Simon Lowe, The World Is at War, Again. Elsewhen Press, 2021. Pp. 296. ISBN 978-1-911409-83-0. $20.00.
Reviewed by Don Riggs
Simon Lowe’s wearily titled The World Is at War, Again is not actually a war novel, in that there are no pitched battles on land, sea, or in the air, no ever-more-powerful bombs or other instruments of mass destruction. In fact, the only mention of the War itself is the frequently repeated statement that Things Aren’t Going Too Well With The War, the capitalized words indicating that this is a frequently repeated trope that all have heard many times before and probably will again. The identity of the two sides is unclear, except those on the side of seemingly all of the characters are called the “Unified Nations”—which I at first misread as the United Nations. The characters are all spies, specifically Agent Assassins, or AAs, that come from two families, the Misorovs and the Fandanellis. Mr. and Mrs. Fandanelli, whose son Peter is deposited at (or near) a special school for children of AAs, are in the Volunteer War Over Seas Aid Squad (VWOSAS), stationed on a Cruise Liner, to meet an unknown contact in an unknown manner to receive their instructions.
The novel is set in the indeterminate future, after an unspecified societal setback called the Regression. The machinations of the various secret agencies sending out their AAs to assassinate other AAs are confused and inscrutable, possibly intentionally so, and they have a 007-style set of gadgets that they are to use in their duties. In some ways this set of incompetent interactions are reminiscent of Graham Greene’s Our Man in Havana, where no one is entirely sure what they are doing and why. In one particularly famous Agent Assassin family, the Misorovs, there is one especially efficient assassin, Nadia, who seems totally unscrupulous, assassinating members of her own family, possibly to establish her dominance. Much of the action revolves around her younger cousin, Chewti, who was not raised with an eye towards her becoming an assassin, but who becomes one anyway to strike back at Nadia. The reader (at least, this one) roots for Chewti, and is constantly on edge from fear that Nadia will kill her as ruthlessly as she has Chewti’s own mother.
Meanwhile, the Fandanellis are a married couple where the wife Maria is a social climber within the Assassins’ organization, and the husband Marco an apparent incompetent, in that Maria suspects he has “melted,” or gone beyond his usefulness due to living too long in a secure suburban community, possibly combined with early onset senescence. The use of the term “melted” is reminiscent of Bruce Sterling’s use of the term “faded” to describe centenarians in the novel Schismatrix who have lost their elan vital. The conversation is full of such terms that have been redefined in the intelligence-gathering community, such as “completed” instead of “killed.” There are also unexpected turns of phrase and images like, “Nadia makes her point with snowy, white capped teeth, like reflected mountain tops” (260). Another unexpected simile is, “It is a clear night, plenty of moonlight and twinkling stars, like an untouched join-the-dots picture” (110). Again, when Peter Fandanelli admires his roommate’s developed musculature, he—or perhaps the limited omniscient narrator—observes, “His arms are like snakes, filled with lumpy, undigested prey” (165). This last seems a particularly gruesome simile, but no actions that would warrant this feeling occur.
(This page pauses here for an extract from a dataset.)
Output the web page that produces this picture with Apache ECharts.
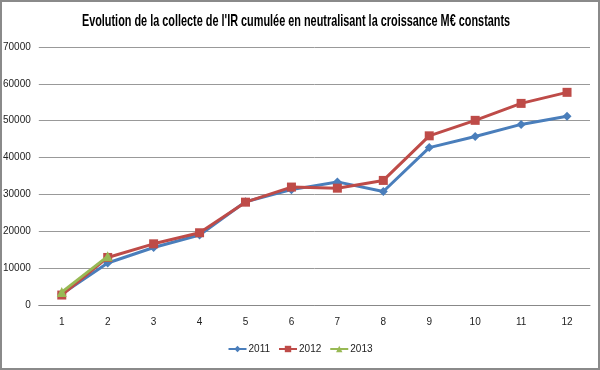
<!DOCTYPE html>
<html><head><meta charset="utf-8">
<script src="https://cdn.jsdelivr.net/npm/echarts@6/dist/echarts.min.js"></script>
<style>
html,body{margin:0;padding:0;background:#fff;}
#frame{position:absolute;left:0;top:0;width:596px;height:366px;border:2px solid #8a8a8a;}
#c{position:absolute;left:0;top:0;width:600px;height:370px;}
</style></head><body>
<div id="c"></div><div id="frame"></div>
<script>
const categories = ['1','2','3','4','5','6','7','8','9','10','11','12'];
const s2011 = [3000, 11400, 15600, 19000, 28000, 31300, 33400, 30800, 42700, 45700, 49000, 51200];
const s2012 = [2700, 12900, 16600, 19600, 27900, 32000, 31700, 33800, 45900, 50100, 54700, 57700];
const s2013 = [3500, 13200];
const titleText = "Evolution de la collecte de l'IR cumulée en neutralisant la croissance M€ constants";

const chart = echarts.init(document.getElementById('c'));
const mk = (name, data, color, symbol, size) => ({
  name, type:'line', data, symbol, symbolSize:size,
  lineStyle:{color, width:3}, itemStyle:{color},
  animation:false, z: name==='2013'?3:(name==='2012'?2:1)
});
const lblFont = {color:'#222', fontSize:10, fontFamily:'Liberation Sans, sans-serif'};
chart.setOption({
  animation:false,
  graphic:[{type:'text', x:296, y:21, scaleX:0.64, silent:true,
    style:{text:titleText, textAlign:'center', textVerticalAlign:'middle',
      font:'bold 17px "Liberation Sans", sans-serif', fill:'#000'}}],
  grid:{left:36, right:10, top:47, bottom:65, containLabel:false},
  xAxis:{type:'category', data:categories, boundaryGap:true,
    axisLine:{lineStyle:{color:'#888', width:1}}, axisTick:{show:false},
    axisLabel:Object.assign({margin:12}, lblFont)},
  yAxis:{type:'value', min:0, max:70000, interval:10000,
    axisLine:{show:false}, axisTick:{show:false},
    splitLine:{lineStyle:{color:'#999', width:1}},
    axisLabel:Object.assign({margin:8, formatter:v=>String(v)}, lblFont)},
  legend:{bottom:11, left:'center', itemWidth:18, itemHeight:8, itemGap:8,
    textStyle:{fontSize:10, color:'#222', fontFamily:'Liberation Sans, sans-serif', padding:[0,0,0,-3]},
    data:['2011','2012','2013']},
  series:[
    mk('2011', s2011, '#4a7ebb', 'diamond', 9),
    mk('2012', s2012, '#be4b48', 'rect', 9),
    mk('2013', s2013, '#98b954', 'triangle', 10)
  ]
});
</script></body></html>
There is an oneiric progression of events that characterizes the plot, in that there is no discernible goal in view for any of the participants, except perhaps Maria Fandanelli’s aim to rise in the AA hierarchy, and possibly for Nadia Misorov’s drive to assassinate members of her own family. This repeated series of unexpected assassinations and alliances of undercover agents recalls the old MAD magazine’s comic “Spy vs. Spy” and “Spy vs. Spy vs. Spy.”
Nadia seems to withdraw from the scene near the end without “closing” her cousin, and there seems to be no evident reason for her to step out of the picture, rather like Darth Vader’s small space raider being knocked into space by the explosion of the Death Star at the end of the first Star Wars movie—seed for a follow-up novel, perhaps? The World Is at War, Again is an engaging read, even if the progression of events seems to follow dream logic rather than an Aristotelian plot arc.